> **Task objective**:
Line by line, repeat the data below exactly, beginning at the first line and ending at the line with "east) -- (d2.north);". Omit pictures.

> **Data provided**:
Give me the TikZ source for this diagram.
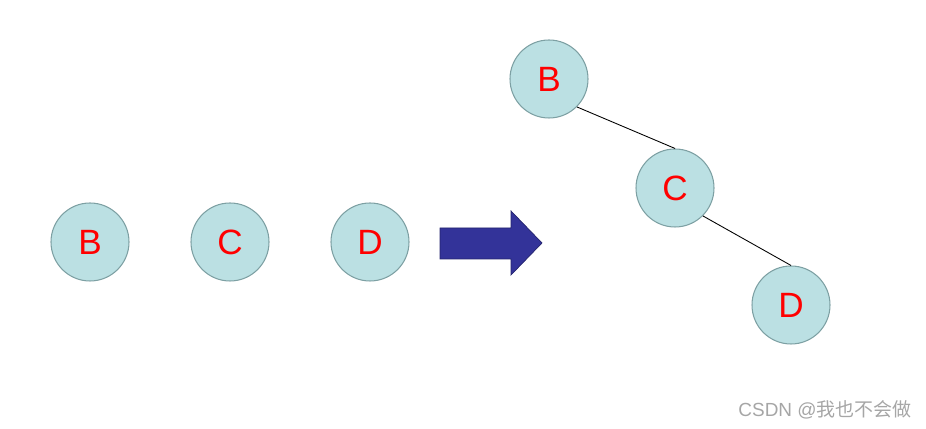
\documentclass[tikz,border=0pt]{standalone}
\usepackage{fontspec}
\setmainfont{Liberation Sans}
\newfontfamily\cjkfont{Noto Sans CJK SC}
\usepackage{tikz}
\usetikzlibrary{positioning}

\definecolor{nodefill}{RGB}{187,224,227}
\definecolor{nodeedge}{RGB}{125,160,163}
\definecolor{arrowblue}{RGB}{51,51,153}
\definecolor{arrowedge}{RGB}{36,36,110}

\begin{document}
\begin{tikzpicture}[line width=0.6pt,
    treenode/.style={circle, draw=nodeedge, fill=nodefill, minimum size=1.56cm, inner sep=0pt,
        text=red, font=\fontsize{20}{24}\selectfont}]
            \useasboundingbox (0,0) rectangle (18.52,8.58);

            % Nodes before
            \node[treenode] (b1) at (1.80, 3.74) {B};
            \node[treenode] (c1) at (4.60, 3.74) {C};
            \node[treenode] (d1) at (7.40, 3.74) {D};

            % Block arrow
            \draw[fill=arrowblue, draw=arrowedge, line width=0.4pt]
                (8.80, 4.02) -- (10.22, 4.02) -- (10.22, 4.36) -- (10.84, 3.72)
                -- (10.22, 3.08) -- (10.22, 3.40) -- (8.80, 3.40) -- cycle;

            % Nodes after
            \node[treenode] (b2) at (10.98, 7.00) {B};
            \node[treenode] (c2) at (13.50, 4.82) {C};
            \node[treenode] (d2) at (15.82, 2.48) {D};

            % Edges
            \draw[line width=0.5pt] (b2.south east) -- (c2.north);
            \draw[line width=0.5pt] (c2.south east) -- (d2.north);

            % Watermark
            \node[text=black!35, font=\fontsize{10.8}{13}\selectfont] (mark) at (16.50, 0.38)
                {CSDN @{\cjkfont 我也不会做}};
        \end{tikzpicture}
\end{document}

> **Correct result**:
Give me the TikZ source for this diagram.
\documentclass[tikz,border=0pt]{standalone}
\usepackage{fontspec}
\setmainfont{Liberation Sans}
\newfontfamily\cjkfont{Noto Sans CJK SC}
\usepackage{tikz}
\usetikzlibrary{positioning}

\definecolor{nodefill}{RGB}{187,224,227}
\definecolor{nodeedge}{RGB}{125,160,163}
\definecolor{arrowblue}{RGB}{51,51,153}
\definecolor{arrowedge}{RGB}{36,36,110}

\begin{document}
\begin{tikzpicture}[line width=0.6pt,
    treenode/.style={circle, draw=nodeedge, fill=nodefill, minimum size=1.56cm, inner sep=0pt,
        text=red, font=\fontsize{20}{24}\selectfont}]
            \useasboundingbox (0,0) rectangle (18.52,8.58);

            % Nodes before
            \node[treenode] (b1) at (1.80, 3.74) {B};
            \node[treenode] (c1) at (4.60, 3.74) {C};
            \node[treenode] (d1) at (7.40, 3.74) {D};

            % Block arrow
            \draw[fill=arrowblue, draw=arrowedge, line width=0.4pt]
                (8.80, 4.02) -- (10.22, 4.02) -- (10.22, 4.36) -- (10.84, 3.72)
                -- (10.22, 3.08) -- (10.22, 3.40) -- (8.80, 3.40) -- cycle;

            % Nodes after
            \node[treenode] (b2) at (10.98, 7.00) {B};
            \node[treenode] (c2) at (13.50, 4.82) {C};
            \node[treenode] (d2) at (15.82, 2.48) {D};

            % Edges
            \draw[line width=0.5pt] (b2.south east) -- (c2.north);
            \draw[line width=0.5pt] (c2.south east) -- (d2.north);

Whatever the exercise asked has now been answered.